Balanced Budget May Hinge on Subsidy Cuts
WASHINGTON — As the White House and GOP congressional leaders get down to hard bargaining on how to cut taxes and balance the federal budget, calls are growing for attacking government subsidies and tax loopholes for big business.
Advocates in both major parties, backed by liberal and conservative public-policy groups, say the cuts in public welfare enacted last year should be balanced with reductions in so-called "corporate welfare."
While lawmakers on both sides of the aisle have debated the issue for nearly a decade, this year it could be tough for big business to avoid cuts in everything from loan guarantees to farm subsidies. Balancing the budget may depend on these cuts.
"What is driving this is that there needs to be some equity," says Sen. Russell Feingold (D) of Wisconsin, a strong advocate of cracking down on corporate subsidies and tax advantages. House Budget Committee chairman John Kasich (R) of Ohio agrees: "I believe the genie is out of the bottle. I don't believe it is possible for this issue to go away."
In a sign that message is beginning to spread, President Clinton is proposing in the fiscal 1998 budget he unveiled last week to close corporate tax loopholes worth $33.8 billion over five years.
But while support for such ideas is growing, they still face entrenched opposition in a Congress flush with campaign donations from big corporations and their lobbyists. Moreover, many Republicans and some Democrats contend that many subsidies help create jobs or save money, while closing tax loopholes is tantamount to increasing taxes.
Advocates say the White House and GOP leaders will have no choice but to go after corporate tax escapes and subsidies. Mr. Clinton is seeking higher spending than the Republicans want; Republicans are advocating greater tax cuts than Clinton is proposing. The sides may have to look to corporate welfare for the savings they need to reach a compromise on their goal of balancing the budget by 2002.
"This is the last large pot of resources left to achieve a budget balance," says Robert Shapiro of the Progressive Policy Institute (PPI), a Washington think tank with ties to the Democratic Party and a leading advocate of ending business subsidies and tax loopholes. "I think the two sides are about $100 billion apart right now. That's $100 billion over five years. I think it may be safe to say that maybe half could come out of corporate welfare."
Studies by the PPI and the Cato Institute, a libertarian think tank, estimate that the federal government spends about $60 billion a year on corporate subsidies, ranging from helping American firms advertise abroad to providing loans to rural utilities and charging below-market rates for goods and services.

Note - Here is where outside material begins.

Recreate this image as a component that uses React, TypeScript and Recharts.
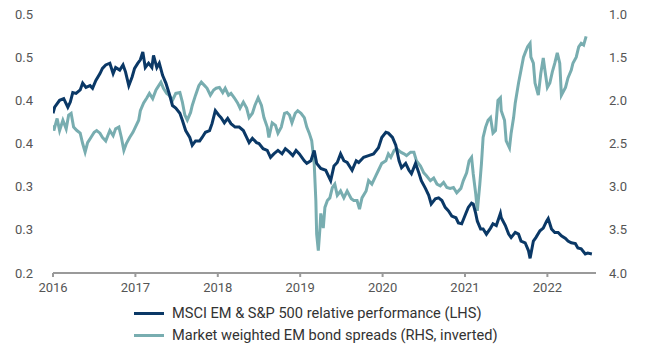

The studies put big business tax loopholes at $30 billion annually.
Others say the figures are higher. The Progressive Caucus, a group of 49 liberal House members, pegs "corporate welfare" programs at $125 billion a year. It advocates a plan that would reduce those programs by $570.8 billion over five years.
But such attacks have made little headway. Former Secretary of Labor Robert Reich began advocating the idea after the GOP captured Congress in 1994, but he received little support from his Cabinet colleagues or Capitol Hill. A bill targeting a "dirty dozen" corporate subsidies offered by Mr. Kasich was easily defeated last year.

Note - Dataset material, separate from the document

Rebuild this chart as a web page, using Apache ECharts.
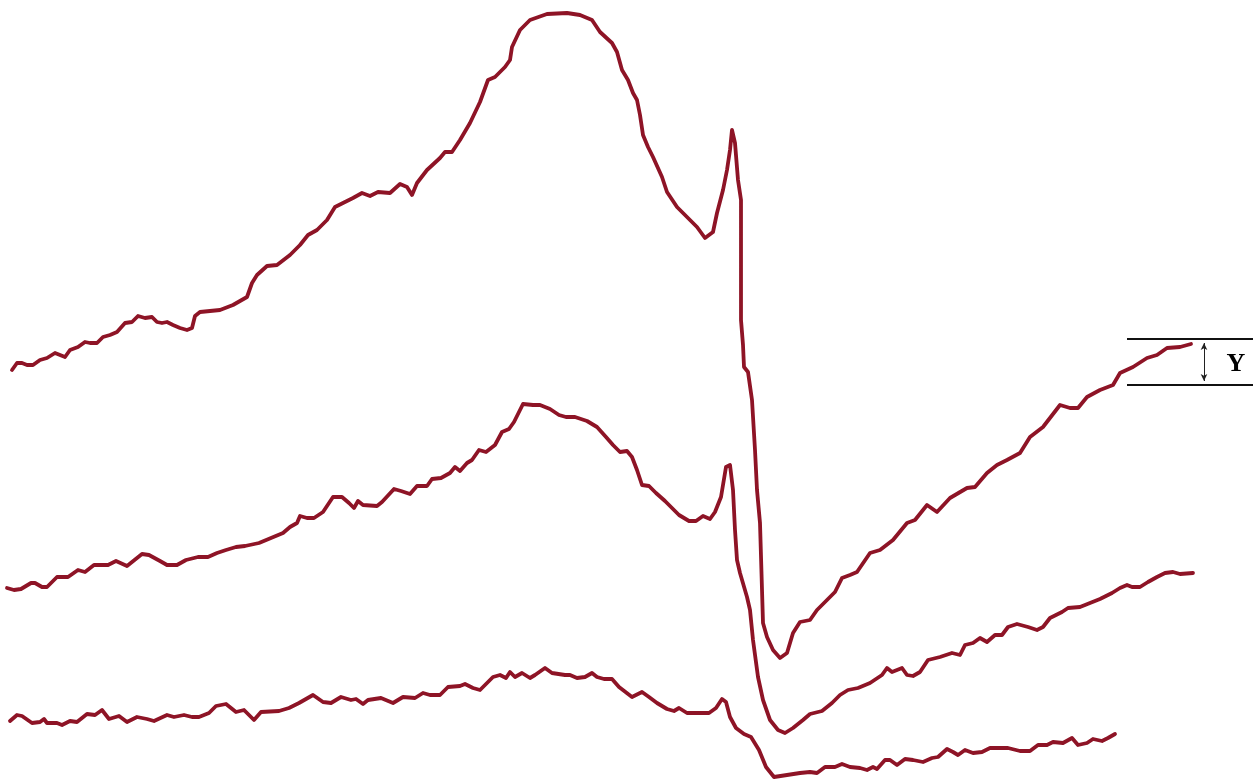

A renewed effort was launched with Kasich's blessings on Jan. 28 by Stop Corporate Welfare, a bipartisan coalition of lawmakers and public advocacy groups. It released a new "hit list" of 12 corporate subsidy programs whose elimination would save $11.5 billion over five years.

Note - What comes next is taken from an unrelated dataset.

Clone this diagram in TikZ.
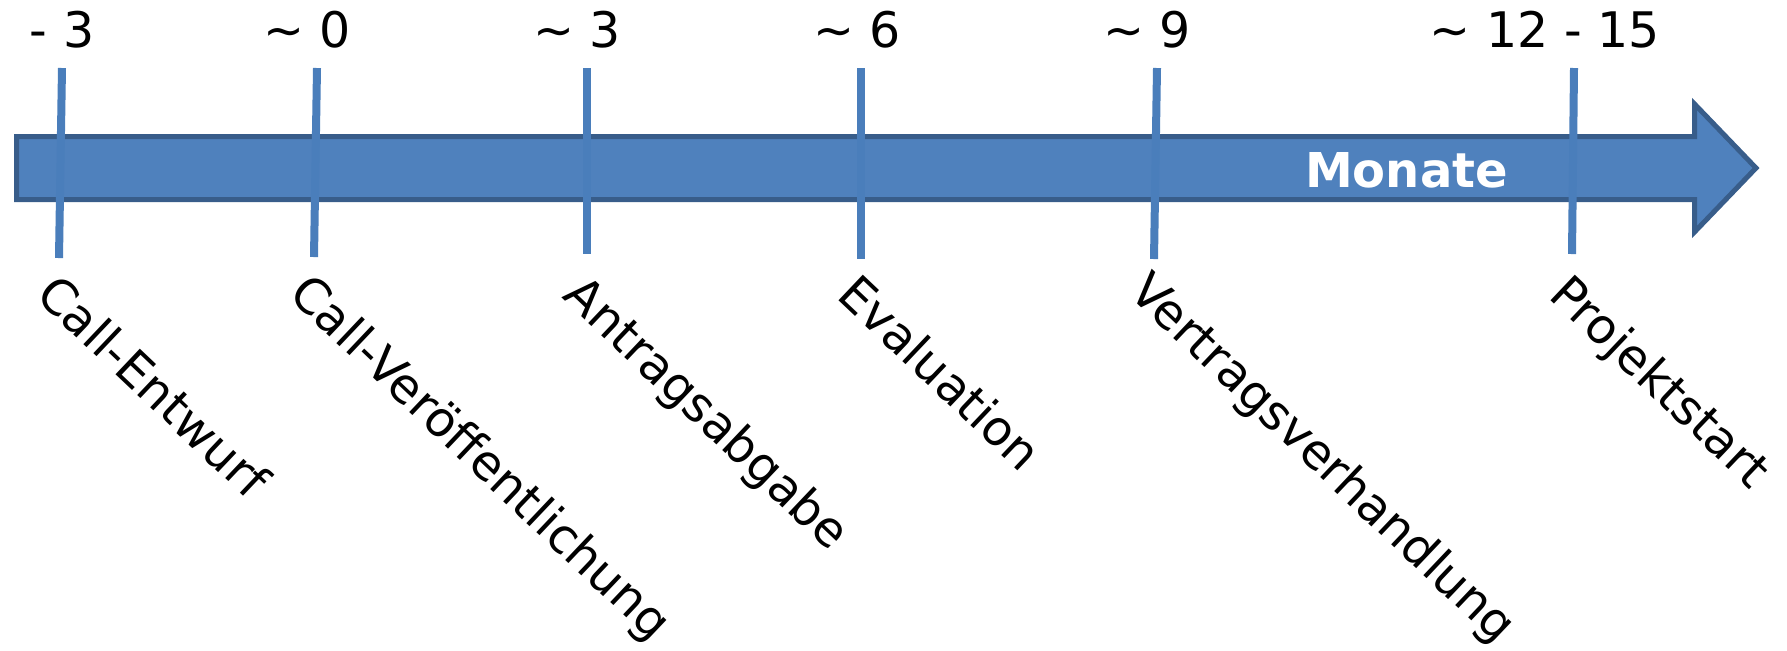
\documentclass[tikz,border=0pt]{standalone}
\usepackage{fontspec}
\setmainfont{DejaVu Sans}
\definecolor{barfill}{HTML}{4F81BD}
\definecolor{barline}{HTML}{385D8A}
\definecolor{tickcol}{HTML}{4A7EBB}
\tikzset{
  barstyle/.style={fill=barfill, draw=barline, line width=2.5pt, line join=miter},
  tickline/.style={draw=tickcol, line width=4pt},
  toplabel/.style={anchor=base, inner sep=0pt, font=\fontsize{24.5}{28}\selectfont},
  milestone/.style={anchor=base west, inner sep=0pt, rotate=-43.5, font=\fontsize{24.25}{28}\selectfont},
  monatelabel/.style={anchor=base, inner sep=0pt, text=white, font=\fontsize{24}{28}\selectfont\bfseries}
}
\begin{document}
\begin{tikzpicture}[x=0.5pt,y=-0.5pt]
\useasboundingbox (0,0) rectangle (1787,650);
% main arrow
\draw[barstyle] (16.5,136.5) -- (1694.5,136.5) -- (1694.5,104) -- (1756,168) -- (1694.5,232) -- (1694.5,199.5) -- (16.5,199.5) -- cycle;
\node[monatelabel] (monate) at (1406.5,187) {Monate};
% tick coordinates
\coordinate (t1a) at (62,68);   \coordinate (t1b) at (59,258);
\coordinate (t2a) at (317,68);  \coordinate (t2b) at (314,257);
\coordinate (t3a) at (587,68);  \coordinate (t3b) at (587,254);
\coordinate (t4a) at (861,68);  \coordinate (t4b) at (861,259);
\coordinate (t5a) at (1157,68); \coordinate (t5b) at (1154,259);
\coordinate (t6a) at (1574,68); \coordinate (t6b) at (1572,254);
\draw[tickline] (t1a) -- (t1b);
\draw[tickline] (t2a) -- (t2b);
\draw[tickline] (t3a) -- (t3b);
\draw[tickline] (t4a) -- (t4b);
\draw[tickline] (t5a) -- (t5b);
\draw[tickline] (t6a) -- (t6b);
% top labels
\node[toplabel] (m1) at (62,47) {- 3};
\node[toplabel] (m2) at (307,47) {\textasciitilde{} 0};
\node[toplabel] (m3) at (577,47) {\textasciitilde{} 3};
\node[toplabel] (m4) at (857,47) {\textasciitilde{} 6};
\node[toplabel] (m5) at (1147,47) {\textasciitilde{} 9};
\node[toplabel] (m6) at (1545,47) {\textasciitilde{} 12 - 15};
% milestone labels
\node[milestone] (l1) at (34,297) {Call-Entwurf};
\node[milestone] (l2) at (287,296) {Call-Veröffentlichung};
\node[milestone] (l3) at (561,297) {Antragsabgabe};
\node[milestone] (l4) at (835,297) {Evaluation};
\node[milestone] (l5) at (1127,294) {Vertragsverhandlung};
\node[milestone] (l6) at (1547,297) {Projektstart};
\end{tikzpicture}
\end{document}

The list includes funding for energy development, foreign advertising by food processors, water supplies for Colorado farmers, and loan guarantees to firms investing overseas. But the list was noticeable for what it did not contain. Absent were any major agricultural subsidies, corporate tax loopholes, or defense programs, including one that helps contractors cover the costs of mergers.
Part of the problem is deciding precisely what programs constitute corporate welfare. Furthermore, some experts agree that certain subsidies and corporate tax breaks generate considerable benefits for the public, such as jobs, lower costs for consumer goods, and savings for the government. The problem, they say, is determining those that unfairly favor a single company or corporate sector without producing any public benefits. Then there is the problem of overcoming corporate influence that protects those programs.
In an attempt to tackle both problems, a bipartisan group of lawmakers led by Mr. Feingold and Sen. John McCain (R) of Arizona is pushing a bill to create an independent commission to identify corporate subsidies and tax loopholes requiring reform or elimination. As it did with military base closures, Congress would have to approve or reject the list as a whole.
Interest in the bill appears to be building. Sen. Fred Thompson (R) of Tennessee announced late last week that he would hold a hearing this Thursday on the proposal.